Banana Cream Pie Pudding
Taken directly from Cooking Light
Makes approximately 10 servings (serving size: 3/4 cup)
1/3 c. all purpose flour
1/2 t. salt
2 1/2 c. 1% milk
1 14oz. can of Sweetened Condensed Milk
2 egg yolks, slightly beaten
2 t. vanilla extract
3 c. sliced ripe bananas
45 reduced-fat vanilla wafers
4 large egg whites at room temperature
1/4 c. granulated sugar
For the pudding: On the stove top, set to medium-low heat, dump the flour and salt into a medium-sized sauce pan. Whisk together to disperse salt. SLOWLY, add the 1% milk, whisking as you go, gradually incorporating all the flour as you pour the milk. Next, pour in the sweetened condensed milk and whisk together. Add your egg yolks and whisk. Once the ingredients are smooth and mixed together, you can use a wooden spoon to CONSTANTLY stir the pudding mixture, scraping the sides of the pan often. Turn up your heat to medium now and cook until thickened, about 10 minutes, making sure to scrape the bottom of the pan as you stir so no solidified clumps end up anywhere in your pudding.

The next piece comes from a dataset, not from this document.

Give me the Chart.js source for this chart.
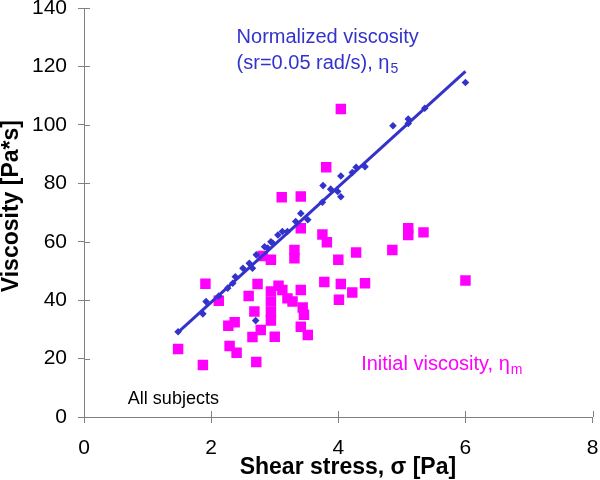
<!DOCTYPE html>
<html>
<head>
<meta charset="utf-8">
<script src="https://cdn.jsdelivr.net/npm/chart.js@4.4.0/dist/chart.umd.min.js"></script>
<style>
  html, body { margin: 0; padding: 0; background: #fff; }
</style>
</head>
<body>
<canvas id="viscChart" width="600" height="480"></canvas>
<script>
// normalized viscosity (sr=0.05 rad/s), eta5
var normX = [1.48, 1.87, 1.92, 2.12, 2.26, 2.34, 2.38, 2.50, 2.60, 2.65, 2.70, 2.71, 2.84, 2.89, 2.94, 2.97, 3.05, 3.12, 3.20, 3.33, 3.41, 3.52, 3.75, 3.76, 3.88, 3.99, 4.04, 4.04, 4.22, 4.28, 4.42, 4.86, 5.10, 5.10, 5.36, 6.00];
var normY = [29.2, 35.3, 39.5, 41.4, 44.1, 45.8, 48.0, 50.9, 52.6, 50.9, 33.0, 55.5, 58.3, 57.8, 60.0, 59.5, 62.3, 63.5, 63.5, 66.9, 69.7, 67.5, 73.5, 79.2, 78.0, 77.2, 75.4, 82.5, 83.7, 85.5, 85.7, 99.7, 102.0, 100.5, 105.7, 114.5];

// initial viscosity, eta_m
var initX = [1.48, 1.87, 1.91, 2.12, 2.27, 2.37, 2.29, 2.40, 2.59, 2.73, 2.68, 2.78, 2.65, 2.71, 2.94, 2.94, 2.94, 2.94, 3.00, 3.06, 3.12, 3.20, 3.28, 3.41, 3.44, 3.46, 3.41, 3.52, 2.81, 2.94, 3.31, 3.31, 3.11, 3.41, 3.41, 3.75, 3.82, 3.78, 3.81, 4.04, 4.00, 4.28, 4.85, 5.10, 5.10, 5.34, 6.00, 4.04, 4.22, 4.42, 4.01];
var initY = [23.3, 17.8, 45.6, 39.8, 31.2, 32.4, 24.3, 22.0, 41.4, 45.5, 36.1, 29.8, 27.4, 18.8, 43.0, 39.5, 36.0, 33.0, 27.5, 44.9, 43.5, 40.6, 39.5, 43.5, 37.5, 35.0, 30.9, 28.1, 55.1, 53.8, 57.2, 54.3, 75.2, 75.5, 64.6, 62.5, 59.8, 46.2, 85.5, 105.4, 53.8, 56.3, 57.2, 64.6, 62.3, 63.2, 46.7, 45.5, 42.6, 45.8, 40.1];

// fitted line through the normalized points
var fitX = [1.47, 6.0];
var fitY = [28.8, 118.3];

var xTicks = [0, 2, 4, 6, 8];
var yTicks = [0, 20, 40, 60, 80, 100, 120, 140];

var BLUE = "#3333cc";
var MAGENTA = "#ff00ff";
var FONT = "'Liberation Sans', Arial, sans-serif";

function toPoints(xs, ys) {
  return xs.map(function(x, i) { return { x: x, y: ys[i] }; });
}

// text with a small subscript after it
function subText(ctx, main, sub, px, py, size, color) {
  ctx.fillStyle = color;
  ctx.textAlign = "left";
  ctx.textBaseline = "alphabetic";
  ctx.font = size + "px " + FONT;
  ctx.fillText(main, px, py);
  var w = ctx.measureText(main).width;
  if (sub) {
    ctx.font = Math.round(size * 0.72) + "px " + FONT;
    ctx.fillText(sub, px + w + 1, py + size * 0.2);
  }
}

var extras = {
  id: "extras",
  afterDraw: function(chart) {
    var ctx = chart.ctx;
    var xs = chart.scales.x, ys = chart.scales.y;
    ctx.save();
    // tick marks also cross into the plot
    ctx.strokeStyle = "#808080";
    ctx.lineWidth = 1;
    ctx.beginPath();
    xs.ticks.forEach(function(t) {
      var px = Math.round(xs.getPixelForValue(t.value)) + 0.5;
      ctx.moveTo(px, xs.top);
      ctx.lineTo(px, xs.top - 6);
    });
    ys.ticks.forEach(function(t) {
      var py = Math.round(ys.getPixelForValue(t.value)) + 0.5;
      ctx.moveTo(ys.right, py);
      ctx.lineTo(ys.right + 6, py);
    });
    ctx.stroke();

    // labels
    var lx = xs.getPixelForValue(2.4);
    subText(ctx, "Normalized viscosity", "", lx, 43, 20, BLUE);
    subText(ctx, "(sr=0.05 rad/s), \u03b7", "5", lx, 69, 20, BLUE);
    subText(ctx, "Initial viscosity, \u03b7", "m", xs.getPixelForValue(4.36), 370, 20, MAGENTA);
    subText(ctx, "All subjects", "", xs.getPixelForValue(0.69), 404, 18, "#000");
    ctx.restore();
  }
};

var ctx = document.getElementById("viscChart").getContext("2d");
var chart = new Chart(ctx, {
  type: "scatter",
  data: {
    datasets: [
      {
        label: "fit",
        data: toPoints(fitX, fitY),
        showLine: true,
        borderColor: BLUE,
        borderWidth: 3,
        pointRadius: 0
      },
      {
        label: "Normalized viscosity",
        data: toPoints(normX, normY),
        pointStyle: "rectRot",
        pointRadius: 3.8,
        backgroundColor: BLUE,
        borderWidth: 0
      },
      {
        label: "Initial viscosity",
        data: toPoints(initX, initY),
        pointStyle: "rect",
        pointRadius: 7.4,
        backgroundColor: MAGENTA,
        borderWidth: 0
      }
    ]
  },
  options: {
    responsive: false,
    animation: false,
    layout: { padding: { left: 0, top: 8, right: 5, bottom: 0 } },
    plugins: { legend: { display: false }, tooltip: { enabled: false } },
    scales: {
      x: {
        type: "linear",
        min: 0,
        max: 8,
        afterBuildTicks: function(s) { s.ticks = xTicks.map(function(v) { return { value: v }; }); },
        afterFit: function(s) { s.height = 63; s.paddingLeft = 0; s.paddingRight = 0; },
        grid: { drawOnChartArea: false, tickLength: 6, color: "#808080" },
        border: { color: "#808080" },
        ticks: { color: "#000", padding: 13, font: { family: FONT, size: 21 } },
        title: {
          display: true,
          text: "   Shear stress, \u03c3 [Pa]",
          color: "#000",
          padding: { top: 0, bottom: 1 },
          font: { family: FONT, size: 23, weight: "bold", lineHeight: 1 }
        }
      },
      y: {
        type: "linear",
        min: 0,
        max: 140,
        afterBuildTicks: function(s) { s.ticks = yTicks.map(function(v) { return { value: v }; }); },
        afterFit: function(s) { s.width = 84; s.paddingTop = 0; s.paddingBottom = 0; },
        grid: { drawOnChartArea: false, tickLength: 6, color: "#808080" },
        border: { color: "#808080" },
        ticks: { color: "#000", padding: 11, font: { family: FONT, size: 21 } },
        title: {
          display: true,
          text: "  Viscosity [Pa*s]",
          color: "#000",
          padding: 0,
          font: { family: FONT, size: 23, weight: "bold", lineHeight: 1 }
        }
      }
    }
  },
  plugins: [extras]
});
</script>
</body>
</html>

Once thickened, remove from the heat and stir in the vanilla.
Using a 2 quart baking dish or several smaller dishes (like mine above…made four large-sized individual dishes), layer the sliced bananas to cover the bottom of the dish. Spread 1/2 of the pudding on top of the bananas and layer the vanilla wafers over the pudding. Repeat the bananas and pudding. I did not repeat the cookie layer, but you can if you wish to. I wanted more pudding and less cookie in mine.
Turn your oven on to 325 at this point. Place the four egg whites into a bowl of a stand mixer fitted with a whisk attachment. On medium speed, at first, beat the egg whites, gradually increasing the speed until soft peaks form. Slowly, 1 tablespoon at a time, add your sugar and continue beating until stiff peaks form. Spread your meringue over the pudding and using a back of a large spoon, create “waves” or a little peak at the top. Bake in the oven for about 20 minutes if baking a large casserole dish or if making smaller ones, bake for about 10-12 minutes, checking on the puddings and looking for your meringue to turn a little golden and a bit light-brown in areas. Let the puddings set for 30 minutes cooling before serving. Ideally, these can be refrigerated after fully cooled and eaten later. The puddings really develop more of the banana flavor if left in the fridge over night.